Requirements >> The line holding "var aegl2Values = [0.015, 0.015, 0.012, 0.008, 0.005];" is the last one to output; start at the first line of the data, keep every line in between exactly, and leave out pictures.

┄┄┄┄┄┄┄┄┄┄

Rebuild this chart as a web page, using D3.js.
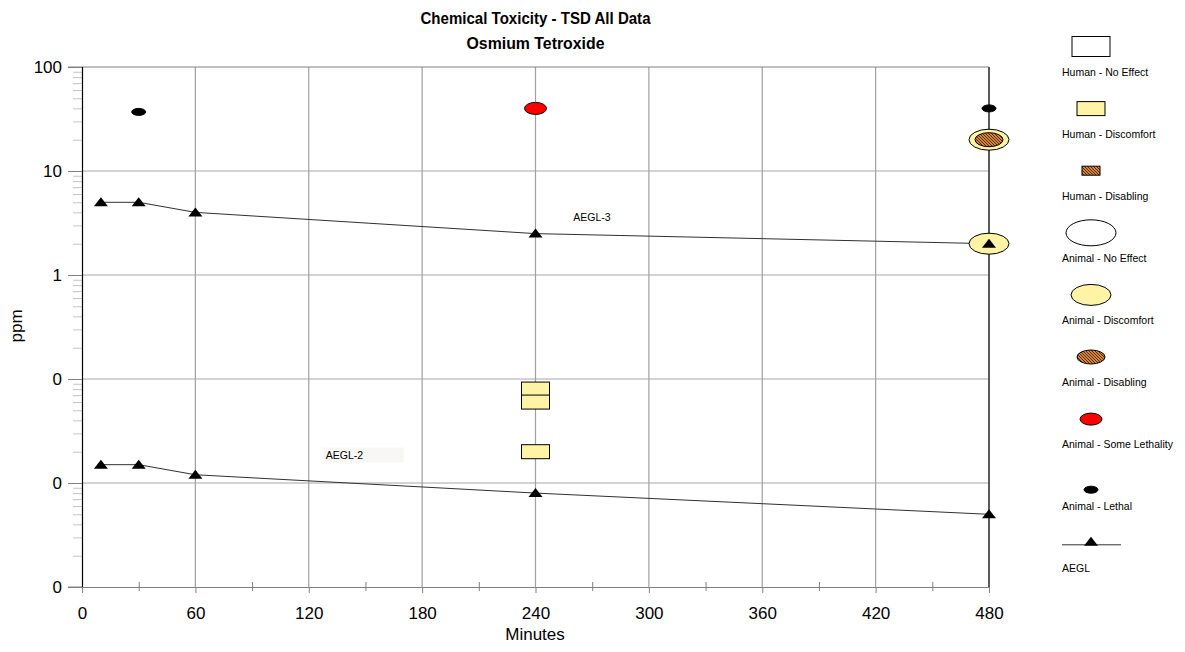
<!DOCTYPE html>
<meta charset="utf-8">
<head>
    <title>Chemical Toxicity - TSD All Data</title>
    <script src="https://cdn.jsdelivr.net/npm/d3@7"></script>
    <style>
        body { margin: 0; background: #fff; }
        text { font-family: "Liberation Sans", Arial, sans-serif; fill: #000; }
    </style>
</head>
<body>
<svg id="chart"></svg>
<script>
    // ---- data ----
    var xTicks = [0, 60, 120, 180, 240, 300, 360, 420, 480];
    var xMinorTicks = [30, 90, 150, 210, 270, 330, 390, 450];
    var yTicks = [100, 10, 1, 0.1, 0.01, 0.001];
    var yTickLabels = ["100", "10", "1", "0", "0", "0"];

    var aeglTimes = [10, 30, 60, 240, 480];
    var aegl3Values = [5, 5, 4, 2.5, 2];
    var aegl2Values = [0.015, 0.015, 0.012, 0.008, 0.005];

    var humanNoEffect = [];
    var humanDiscomfort = [[240, 0.08], [240, 0.06], [240, 0.02]];
    var humanDisabling = [];
    var animalNoEffect = [];
    var animalDiscomfort = [[480, 20], [480, 2]];
    var animalDisabling = [[480, 20]];
    var animalSomeLethality = [[240, 40]];
    var animalLethal = [[30, 37], [480, 40]];

    var aeglLabels = [["AEGL-3", 260, 3.6], ["AEGL-2", 129, 0.0184]];

    // ---- layout ----
    var W = 1185, H = 652;
    var plot = { left: 82, right: 989, top: 67, bottom: 587 };

    var svg = d3.select("#chart").attr("width", W).attr("height", H);

    var x = d3.scaleLinear().domain([0, 480]).range([plot.left, plot.right]);
    var y = d3.scaleLog().domain([0.001, 100]).range([plot.bottom, plot.top]);

    var defs = svg.append("defs");
    var hatch = defs.append("pattern")
        .attr("id", "hatch")
        .attr("patternUnits", "userSpaceOnUse")
        .attr("width", 3).attr("height", 3);
    hatch.append("rect").attr("width", 3).attr("height", 3).attr("fill", "#d2843c");
    hatch.append("path")
        .attr("d", "M-1,2 l2,2 M0,0 l3,3 M2,-1 l2,2")
        .attr("stroke", "#4a2508").attr("stroke-width", 0.9);

    // series styles (legend order)
    var series = [
        { name: "Human - No Effect", shape: "rect", w: 38, h: 20, fill: "#ffffff", data: humanNoEffect },
        { name: "Human - Discomfort", shape: "rect", w: 28, h: 14, fill: "#fff3a6", data: humanDiscomfort },
        { name: "Human - Disabling", shape: "rect", w: 18, h: 9, fill: "url(#hatch)", data: humanDisabling },
        { name: "Animal - No Effect", shape: "ellipse", w: 50, h: 26, fill: "#ffffff", data: animalNoEffect },
        { name: "Animal - Discomfort", shape: "ellipse", w: 40, h: 21, fill: "#fff3a6", data: animalDiscomfort },
        { name: "Animal - Disabling", shape: "ellipse", w: 28, h: 14, fill: "url(#hatch)", data: animalDisabling },
        { name: "Animal - Some Lethality", shape: "ellipse", w: 22, h: 12, fill: "#ff0000", data: animalSomeLethality },
        { name: "Animal - Lethal", shape: "ellipse", w: 14, h: 7, fill: "#000000", data: animalLethal, dy: -17 },
        { name: "AEGL", shape: "aegl" }
    ];

    function drawMarker(g, s, cx, cy) {
        if (s.shape === "rect") {
            g.append("rect")
                .attr("x", cx - s.w / 2).attr("y", cy - s.h / 2)
                .attr("width", s.w).attr("height", s.h)
                .attr("fill", s.fill).attr("stroke", "#000").attr("stroke-width", 1);
        } else if (s.shape === "ellipse") {
            g.append("ellipse")
                .attr("cx", cx).attr("cy", cy)
                .attr("rx", s.w / 2).attr("ry", s.h / 2)
                .attr("fill", s.fill).attr("stroke", "#000").attr("stroke-width", 1);
        }
    }

    function drawTriangle(g, cx, cy) {
        g.append("path")
            .attr("d", "M0,-5 L7,4 L-7,4 Z")
            .attr("transform", "translate(" + cx + "," + cy + ")")
            .attr("fill", "#000");
    }

    // ---- grid ----
    var grid = svg.append("g");
    grid.selectAll(".hgrid")
        .data(yTicks.filter(function(d) { return d < 100 && d > 0.001; }))
        .enter().append("line")
        .attr("x1", plot.left).attr("x2", plot.right)
        .attr("y1", function(d) { return y(d); }).attr("y2", function(d) { return y(d); })
        .attr("stroke", "#a6a6a6").attr("stroke-width", 1);
    grid.selectAll(".vgrid")
        .data(xTicks.filter(function(d) { return d > 0 && d < 480; }))
        .enter().append("line")
        .attr("x1", function(d) { return x(d); }).attr("x2", function(d) { return x(d); })
        .attr("y1", plot.top).attr("y2", plot.bottom)
        .attr("stroke", "#a0a0a0").attr("stroke-width", 1.2);
    // top border
    grid.append("line")
        .attr("x1", plot.left - 14).attr("x2", plot.right)
        .attr("y1", y(100)).attr("y2", y(100))
        .attr("stroke", "#808080");
    // right border (480)
    grid.append("line")
        .attr("x1", x(480)).attr("x2", x(480))
        .attr("y1", plot.top).attr("y2", plot.bottom)
        .attr("stroke", "#5a5a5a").attr("stroke-width", 2);

    // ---- axes ----
    var minorY = [];
    yTicks.forEach(function(d) {
        if (d < 100) for (var k = 2; k <= 9; k++) minorY.push(d * k);
    });
    var yMinor = svg.append("g")
        .attr("transform", "translate(" + plot.left + ",0)")
        .call(d3.axisLeft(y).tickValues(minorY).tickSize(9).tickFormat(""));
    yMinor.select(".domain").remove();
    yMinor.selectAll("line").attr("stroke", "#c4c4c4");

    var yAxis = svg.append("g")
        .attr("transform", "translate(" + plot.left + ",0)")
        .call(d3.axisLeft(y).tickValues(yTicks).tickSize(14).tickPadding(6)
            .tickFormat(function(d, i) { return yTickLabels[i]; }));
    yAxis.select(".domain").attr("stroke", "#000").attr("stroke-width", 1.2);
    yAxis.selectAll("line").attr("stroke", "#808080");
    yAxis.selectAll("text").style("font-size", "17px")
        .style("font-family", '"Liberation Sans", Arial, sans-serif').attr("fill", "#000");

    var xMinor = svg.append("g")
        .attr("transform", "translate(0," + (plot.bottom + 4) + ")")
        .call(d3.axisBottom(x).tickValues(xMinorTicks).tickSize(-9).tickFormat(""));
    xMinor.select(".domain").remove();
    xMinor.selectAll("line").attr("stroke", "#808080");

    var xAxis = svg.append("g")
        .attr("transform", "translate(0," + plot.bottom + ")")
        .call(d3.axisBottom(x).tickValues(xTicks).tickSize(6).tickPadding(14).tickSizeOuter(0));
    xAxis.select(".domain").attr("stroke", "#808080");
    xAxis.selectAll("line").attr("stroke", "#808080");
    xAxis.selectAll("text").style("font-size", "17px")
        .style("font-family", '"Liberation Sans", Arial, sans-serif').attr("fill", "#000");
    svg.append("line")
        .attr("x1", plot.left - 14).attr("x2", plot.left)
        .attr("y1", plot.bottom).attr("y2", plot.bottom)
        .attr("stroke", "#808080");

    // ---- AEGL lines ----
    var line = d3.line()
        .x(function(d) { return x(d[0]); })
        .y(function(d) { return y(d[1]); });
    var aegl3 = d3.zip(aeglTimes, aegl3Values);
    var aegl2 = d3.zip(aeglTimes, aegl2Values);

    // AEGL-2 label background
    svg.append("rect")
        .attr("x", x(aeglLabels[1][1]) - 2).attr("y", y(aeglLabels[1][2]) - 8)
        .attr("width", 80).attr("height", 15)
        .attr("fill", "#f8f7f5");

    var lines = svg.append("g");
    [aegl3, aegl2].forEach(function(pts) {
        lines.append("path").datum(pts)
            .attr("d", line).attr("fill", "none")
            .attr("stroke", "#303030").attr("stroke-width", 1);
    });

    // ---- series markers ----
    var marks = svg.append("g");
    series.forEach(function(s) {
        if (!s.data) return;
        s.data.forEach(function(p) { drawMarker(marks, s, x(p[0]), y(p[1])); });
    });
    aegl3.concat(aegl2).forEach(function(p) { drawTriangle(marks, x(p[0]), y(p[1])); });

    svg.selectAll(".aegl-label")
        .data(aeglLabels)
        .enter().append("text")
        .attr("x", function(d) { return x(d[1]); })
        .attr("y", function(d) { return y(d[2]); })
        .attr("dy", "0.35em")
        .style("font-size", "10.5px")
        .text(function(d) { return d[0]; });

    // ---- titles ----
    svg.append("text").attr("x", (plot.left + plot.right) / 2).attr("y", 24)
        .attr("text-anchor", "middle").style("font-size", "16.5px").style("font-weight", "bold")
        .attr("textLength", 230).attr("lengthAdjust", "spacingAndGlyphs")
        .text("Chemical Toxicity - TSD All Data");
    svg.append("text").attr("x", (plot.left + plot.right) / 2).attr("y", 49)
        .attr("text-anchor", "middle").style("font-size", "16.5px").style("font-weight", "bold")
        .attr("textLength", 138).attr("lengthAdjust", "spacingAndGlyphs")
        .text("Osmium Tetroxide");
    svg.append("text").attr("x", 535).attr("y", 640)
        .attr("text-anchor", "middle").style("font-size", "17px").text("Minutes");
    svg.append("text")
        .attr("transform", "translate(22,326) rotate(-90)")
        .attr("text-anchor", "middle").style("font-size", "17px").text("ppm");

    // ---- legend ----
    var legend = svg.append("g").attr("id", "legend");
    var legX = 1091;
    series.forEach(function(s, i) {
        var ly = 72 + i * 62.1;
        var my = ly + (s.dy || -25.5);
        if (s.shape === "aegl") {
            legend.append("line")
                .attr("x1", 1062).attr("x2", 1121)
                .attr("y1", ly - 24).attr("y2", ly - 24)
                .attr("stroke", "#303030");
            drawTriangle(legend, legX, ly - 27);
        } else {
            drawMarker(legend, s, legX, my);
        }
        legend.append("text")
            .attr("x", 1062).attr("y", ly).attr("dy", "0.35em")
            .style("font-size", "10.5px")
            .text(s.name);
    });
</script>
</body>
</html>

┄┄┄┄┄┄┄┄┄┄

Exercise output >>
Rebuild this chart as a web page, using D3.js.
<!DOCTYPE html>
<meta charset="utf-8">
<head>
    <title>Chemical Toxicity - TSD All Data</title>
    <script src="https://cdn.jsdelivr.net/npm/d3@7"></script>
    <style>
        body { margin: 0; background: #fff; }
        text { font-family: "Liberation Sans", Arial, sans-serif; fill: #000; }
    </style>
</head>
<body>
<svg id="chart"></svg>
<script>
    // ---- data ----
    var xTicks = [0, 60, 120, 180, 240, 300, 360, 420, 480];
    var xMinorTicks = [30, 90, 150, 210, 270, 330, 390, 450];
    var yTicks = [100, 10, 1, 0.1, 0.01, 0.001];
    var yTickLabels = ["100", "10", "1", "0", "0", "0"];

    var aeglTimes = [10, 30, 60, 240, 480];
    var aegl3Values = [5, 5, 4, 2.5, 2];
    var aegl2Values = [0.015, 0.015, 0.012, 0.008, 0.005];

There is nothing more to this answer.